Yes – they will make comments like, “I don’t get this person yet, I need to learn more.” Acting is not just about emotions. Emotions happen because you’re trying to do something. Emotions happen as you climb the mountain. Before you feel the pain of your muscles you have to keep walking up. You will cry because of the pain of climbing up the mountain. In this way, the emotion is a byproduct of the action. That’s what we teach our actors. Even the designers have to do the same intellectual research. They know what is needed to make that compassionate moment happen. Props and the colors they choose play into this.This was important for the Laramie Project. They asked themselves: how are we going to seat the audience so that this compassionate moment can happen?

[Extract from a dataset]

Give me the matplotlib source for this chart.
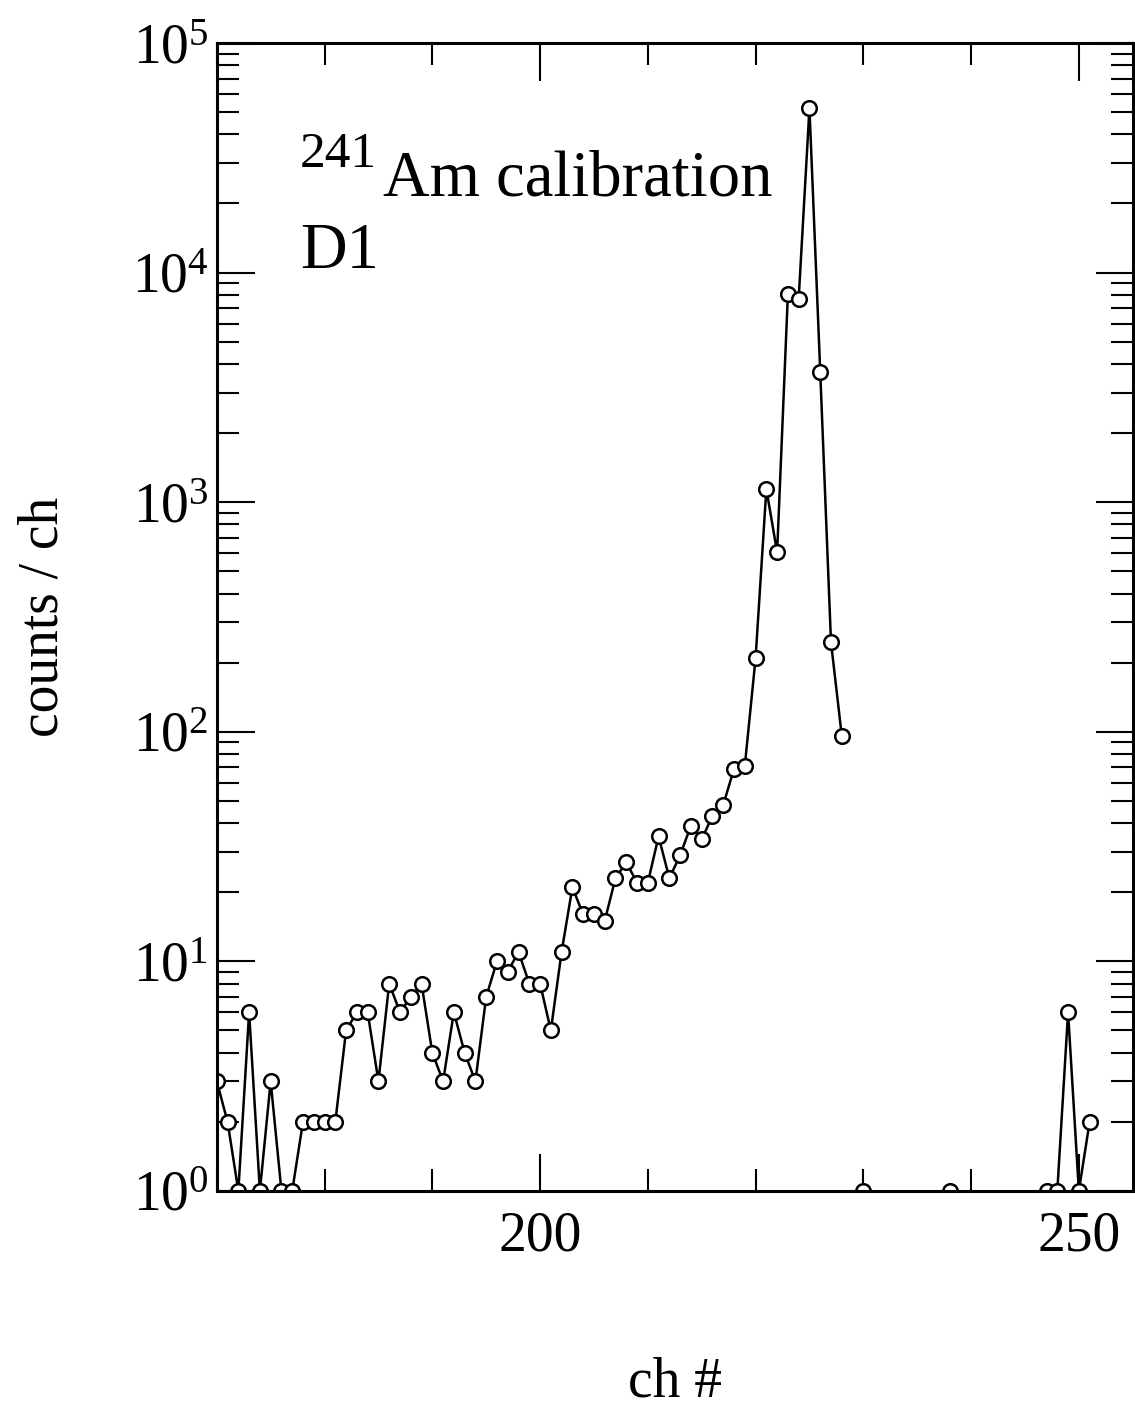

So the whole time they’re thinking as if they are the audience.

Q: Was that the reason audience members were seated on stage?

Yes, the audience, because of their perspective, knew what it was like to be on stage with the actors even if they were never going to be in a play.

Q: Does this process vary across different types of theater?

In theater of the oppressed, actors have to commune with the oppressed citizens to the point that those oppressed citizens do not tell their stories to the actors; instead, those people should be in the story telling their own story. They tell their story for the purpose of gaining compassion from the audience.

For some stories, it’s hard to imagine the experience of a character. In Brechtian theater of the oppressed, or theater geared towards social action, stories are told of the common man. This theater incorporates working class people. Compassion can be easier to incite in this form of theater. The audience should also be incited to some sort of social action, or at least engagement. Now, going to see the performing arts is more than an escape because feeling compassion is rooted in deep empathy leading to a desire to do something. That is the key to compassion in how I teach.